The ugly: Here is where we hit some major issues, and again I’ve seen these types of problems arise from other agencies in the past. The return that was modeled was a function of two major components; estimated revenue per lead and estimated cost of similar impressions to evaluate the brand impact. I’ll get into what our internal approach did below but here I have to rant a bit about each of these components. First, the revenue estimate did nothing to estimate the money we make from that revenue stream. Now I can understand that an agency doesn’t have access to a company’s financials to back into the appropriate measure but as a marketer who was in corporate finance back in the day, I am horrified how profitability can be an afterthought. Second, I have seen the cost per impression thing come up time and time again as a proxy for the value to a brand. This is a personal pet peeve; it’s irresponsible to say the value a company will receive is equivalent to what they pay for the media. I am certainly not suggesting that the value of the brand impact should be ignored; I only take issue with the circular logic (think of the errors you would get in Excel).
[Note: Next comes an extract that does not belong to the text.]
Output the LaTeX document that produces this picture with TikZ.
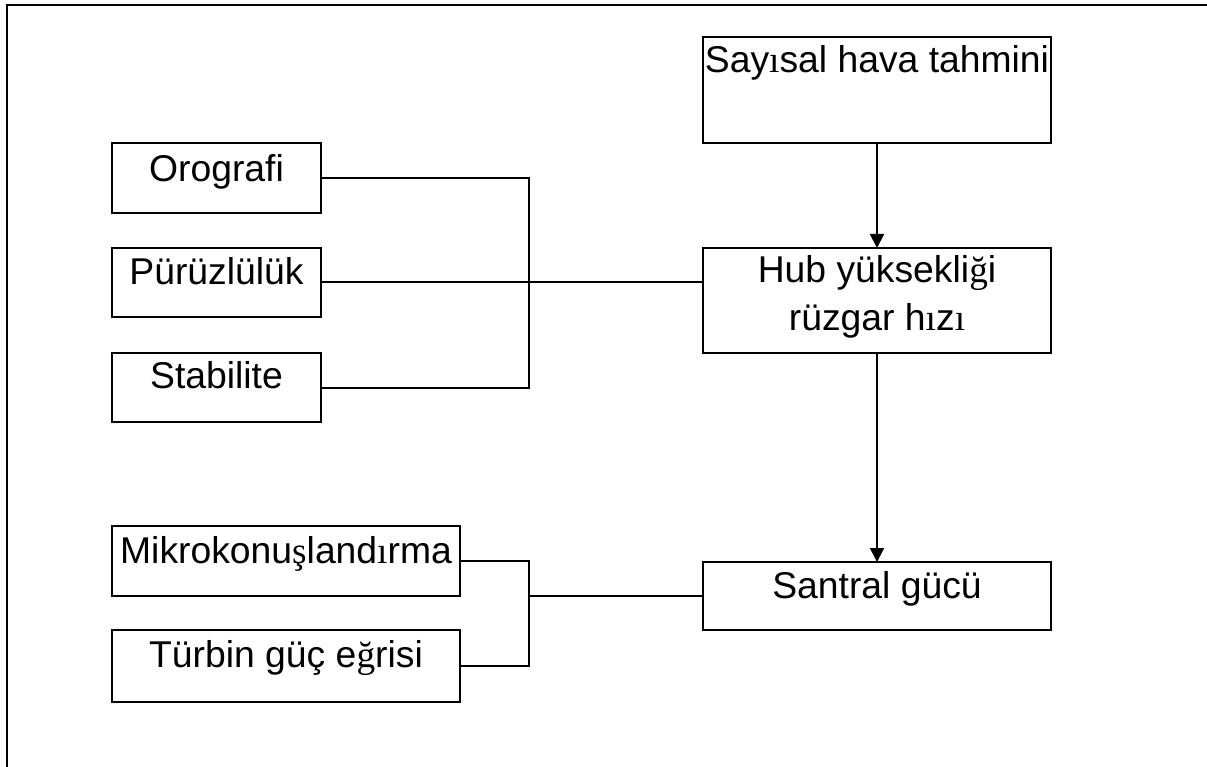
\documentclass[tikz,border=0pt]{standalone}
\usepackage{fontspec}
\setmainfont{Liberation Sans}
\newfontfamily\trs{Liberation Serif}
\usetikzlibrary{arrows.meta}
\tikzset{
  box/.style={draw=black, line width=2pt, inner sep=0pt, outer sep=0pt, fill=none},
  lbl/.style={anchor=base, inner sep=0pt, font=\fontsize{37.3}{47}\selectfont},
  conn/.style={draw=black, line width=2pt},
  arr/.style={draw=black, line width=2pt, -{Triangle[length=14pt,width=14pt]}},
  frame/.style={draw=black, line width=2.2pt}
}
\begin{document}
\begin{tikzpicture}[x=1pt,y=-1pt]
\useasboundingbox (0,0) rectangle (1207,767);
% frame
\coordinate (fa) at (1208,5);
\coordinate (fb) at (7,5);
\coordinate (fc) at (7,768);
\draw[frame] (fa) -- (fb) -- (fc);
% right column
\node[box, minimum width=348pt, minimum height=106pt] (say) at (877,90) {};
\node[box, minimum width=348pt, minimum height=105pt] (hub) at (877,300.5) {};
\node[box, minimum width=348pt, minimum height=68pt] (san) at (877,596) {};
% left boxes
\node[box, minimum width=209pt, minimum height=70pt] (oro) at (216.5,178) {};
\node[box, minimum width=209pt, minimum height=69pt] (pur) at (216.5,282.5) {};
\node[box, minimum width=209pt, minimum height=69pt] (sta) at (216.5,387.5) {};
\node[box, minimum width=348pt, minimum height=70pt] (mik) at (286,561) {};
\node[box, minimum width=348pt, minimum height=72pt] (tur) at (286,666) {};
% labels
\node[lbl] (sayl) at ([yshift=-36pt]say.north) {Say{\trs ı}sal hava tahmini};
\node[lbl] (hubl1) at ([yshift=-35pt]hub.north) {Hub yüksekli{\trs ğ}i};
\node[lbl] (hubl2) at ([yshift=-82pt]hub.north) {rüzgar h{\trs ı}z{\trs ı}};
\node[lbl] (sanl) at ([yshift=-36pt]san.north) {Santral gücü};
\node[lbl] (orol) at ([yshift=-39pt]oro.north) {Orografi};
\node[lbl] (purl) at ([yshift=-36pt]pur.north) {Pürüzlülük};
\node[lbl] (stal) at ([yshift=-35pt]sta.north) {Stabilite};
\node[lbl] (mikl) at ([yshift=-37pt]mik.north) {Mikrokonu{\trs ş}land{\trs ı}rma};
\node[lbl] (turl) at ([yshift=-37pt]tur.north) {Türbin güç e{\trs ğ}risi};
% connectors
\coordinate (j1) at (529,283);
\coordinate (j2) at (529,596);
\draw[conn] (oro.east) -| (j1) |- (sta.east);
\draw[conn] (pur.east) -- (pur.east -| hub.west);
\draw[conn] (mik.east) -| (j2) |- (tur.east);
\draw[conn] (j2) -- (san.west);
\draw[arr] (say.south) -- (hub.north);
\draw[arr] (hub.south) -- (san.north);
\end{tikzpicture}
\end{document}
Now let’s look at our internal evaluation of B2B marketing ROI (again to be fair, it’s a bit tough to be completely objective about our approach). After all, if I didn’t think some of this made sense we would have done it differently or at least not made an effort to tell anyone about it.
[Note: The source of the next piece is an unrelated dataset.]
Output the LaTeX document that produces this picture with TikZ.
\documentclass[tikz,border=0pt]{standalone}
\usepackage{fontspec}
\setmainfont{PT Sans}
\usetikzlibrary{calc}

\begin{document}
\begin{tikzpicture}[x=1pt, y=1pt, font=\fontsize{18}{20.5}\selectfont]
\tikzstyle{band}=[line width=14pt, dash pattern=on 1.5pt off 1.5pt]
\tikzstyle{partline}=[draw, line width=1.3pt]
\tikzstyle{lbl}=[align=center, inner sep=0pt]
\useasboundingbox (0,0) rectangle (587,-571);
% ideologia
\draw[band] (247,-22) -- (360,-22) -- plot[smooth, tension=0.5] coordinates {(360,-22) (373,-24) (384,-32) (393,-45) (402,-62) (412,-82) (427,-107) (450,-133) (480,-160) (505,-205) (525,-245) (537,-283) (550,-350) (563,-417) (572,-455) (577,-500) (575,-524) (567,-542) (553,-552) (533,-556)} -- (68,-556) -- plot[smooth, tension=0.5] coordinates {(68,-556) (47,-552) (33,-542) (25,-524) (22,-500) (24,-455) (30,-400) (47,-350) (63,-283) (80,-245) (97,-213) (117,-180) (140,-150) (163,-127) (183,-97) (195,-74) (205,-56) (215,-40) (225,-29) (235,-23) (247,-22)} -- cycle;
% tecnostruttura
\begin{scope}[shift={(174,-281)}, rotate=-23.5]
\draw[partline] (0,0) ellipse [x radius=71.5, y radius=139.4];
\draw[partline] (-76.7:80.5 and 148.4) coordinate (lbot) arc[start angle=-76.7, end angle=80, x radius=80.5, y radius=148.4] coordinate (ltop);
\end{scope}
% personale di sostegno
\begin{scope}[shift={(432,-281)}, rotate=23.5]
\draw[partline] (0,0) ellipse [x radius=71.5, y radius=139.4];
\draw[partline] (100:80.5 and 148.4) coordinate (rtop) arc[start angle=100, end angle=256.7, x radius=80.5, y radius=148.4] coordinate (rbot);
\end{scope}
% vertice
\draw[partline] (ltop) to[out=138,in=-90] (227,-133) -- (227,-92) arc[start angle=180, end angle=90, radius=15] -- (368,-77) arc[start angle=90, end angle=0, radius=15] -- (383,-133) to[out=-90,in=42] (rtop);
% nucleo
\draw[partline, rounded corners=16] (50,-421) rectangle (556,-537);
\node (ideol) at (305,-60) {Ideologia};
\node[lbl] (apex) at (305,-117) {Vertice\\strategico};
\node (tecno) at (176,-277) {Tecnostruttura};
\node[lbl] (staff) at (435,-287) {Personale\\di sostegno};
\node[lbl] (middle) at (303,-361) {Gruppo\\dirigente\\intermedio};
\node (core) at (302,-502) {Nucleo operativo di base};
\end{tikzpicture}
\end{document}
The good: We believe our methodology does a reasonable job of estimating the impact to the bottom-line. First we evaluated direct responses hitting our sales pipeline. We use Salesforce.com as our CRM so we estimated the amount of revenue that would be driven by opportunities in the pipeline, weighting those cases against a probability for the current stage of conversion and adjusting for the case size. Second, for the brand impact we used the directly generated responses and applied a multiplier to estimate incremental future business that would be influenced by use of the tactic(s). In our case we used a conservative estimate; effectively stating a level of activity equivalent to only a very small fraction of the direct responses would be realized by future brand awareness. And unlike the agency model we didn’t assume our revenue was all profit (but I’ll admit we could probably still do a bit of work on approximating fixed versus variable overhead impacts).
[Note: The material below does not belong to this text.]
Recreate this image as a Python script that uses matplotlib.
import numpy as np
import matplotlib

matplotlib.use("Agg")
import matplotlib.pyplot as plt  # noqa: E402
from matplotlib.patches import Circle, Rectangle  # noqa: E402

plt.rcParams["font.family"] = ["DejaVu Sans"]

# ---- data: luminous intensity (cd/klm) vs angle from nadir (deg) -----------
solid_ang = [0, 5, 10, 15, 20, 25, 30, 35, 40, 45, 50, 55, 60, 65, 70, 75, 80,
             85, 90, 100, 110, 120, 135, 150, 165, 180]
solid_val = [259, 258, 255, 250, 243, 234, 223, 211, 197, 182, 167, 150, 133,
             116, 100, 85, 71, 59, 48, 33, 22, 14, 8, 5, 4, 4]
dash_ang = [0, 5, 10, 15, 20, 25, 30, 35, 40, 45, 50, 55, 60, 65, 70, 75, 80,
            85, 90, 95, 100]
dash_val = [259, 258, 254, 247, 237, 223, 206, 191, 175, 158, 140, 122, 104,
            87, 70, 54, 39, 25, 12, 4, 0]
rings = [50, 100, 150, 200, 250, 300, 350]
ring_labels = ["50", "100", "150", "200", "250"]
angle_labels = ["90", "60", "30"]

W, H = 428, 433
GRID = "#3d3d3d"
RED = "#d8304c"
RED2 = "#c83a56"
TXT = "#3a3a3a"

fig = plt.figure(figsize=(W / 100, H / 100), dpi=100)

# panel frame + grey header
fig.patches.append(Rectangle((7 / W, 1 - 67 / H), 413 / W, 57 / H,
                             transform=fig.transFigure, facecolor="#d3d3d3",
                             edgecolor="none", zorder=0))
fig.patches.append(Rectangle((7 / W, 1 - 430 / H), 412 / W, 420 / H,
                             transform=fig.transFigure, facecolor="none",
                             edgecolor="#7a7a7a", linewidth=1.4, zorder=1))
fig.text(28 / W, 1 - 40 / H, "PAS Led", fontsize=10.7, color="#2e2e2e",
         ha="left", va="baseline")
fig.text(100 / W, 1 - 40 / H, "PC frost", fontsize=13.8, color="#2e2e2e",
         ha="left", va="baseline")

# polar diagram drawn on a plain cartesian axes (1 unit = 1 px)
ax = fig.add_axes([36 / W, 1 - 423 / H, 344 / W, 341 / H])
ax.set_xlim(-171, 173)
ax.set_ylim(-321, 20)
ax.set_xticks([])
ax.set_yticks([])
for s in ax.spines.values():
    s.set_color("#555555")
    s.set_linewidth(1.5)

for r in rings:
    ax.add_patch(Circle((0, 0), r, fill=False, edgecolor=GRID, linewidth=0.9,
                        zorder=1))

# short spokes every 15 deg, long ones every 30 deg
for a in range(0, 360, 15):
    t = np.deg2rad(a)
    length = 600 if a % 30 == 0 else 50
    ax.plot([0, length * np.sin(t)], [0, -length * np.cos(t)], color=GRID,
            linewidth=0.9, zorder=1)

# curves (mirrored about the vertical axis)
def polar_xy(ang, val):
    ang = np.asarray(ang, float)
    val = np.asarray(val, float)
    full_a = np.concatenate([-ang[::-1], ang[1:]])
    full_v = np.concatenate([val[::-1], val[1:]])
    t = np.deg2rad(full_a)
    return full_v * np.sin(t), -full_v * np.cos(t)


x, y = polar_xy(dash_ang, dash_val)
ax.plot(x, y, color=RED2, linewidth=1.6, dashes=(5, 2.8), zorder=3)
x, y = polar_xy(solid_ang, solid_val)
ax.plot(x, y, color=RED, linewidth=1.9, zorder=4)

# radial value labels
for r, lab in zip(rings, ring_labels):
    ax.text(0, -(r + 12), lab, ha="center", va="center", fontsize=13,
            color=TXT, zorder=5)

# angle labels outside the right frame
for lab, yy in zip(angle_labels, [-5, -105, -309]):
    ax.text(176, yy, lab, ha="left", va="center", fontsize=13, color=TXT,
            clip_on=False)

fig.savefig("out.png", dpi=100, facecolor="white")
The bad: Reliability of information on sales pipeline conversion is one area in particular where we could improve our assumptions. Our model is relatively sensitive to the estimated sales conversion rate and the quality of information captured within our CRM. I won’t go so far as to say garbage-in-garbage out, let’s just say anyone who thinks all their data smells like roses is either very lucky or mistaken.
The ugly: We struggle to apply our ROI evaluation model to all of our individual tactics due to overlap in what influences opportunities to hit our pipeline. If we were able to assign multiple lead sources to a prospect and weight the level of influence we believe that would help remove that hurdle. For now, having a structure we can apply to overall activity and to particular tactics knowing overlap exists is good enough as a starting point.
At the end of the day, the methodology we decided to use seems to work well for our needs. We will continue to refine the model overtime, but we believe having a structured evaluation process is significant. Just remember there is always another perspective out there and it might be good, bad, and/or ugly.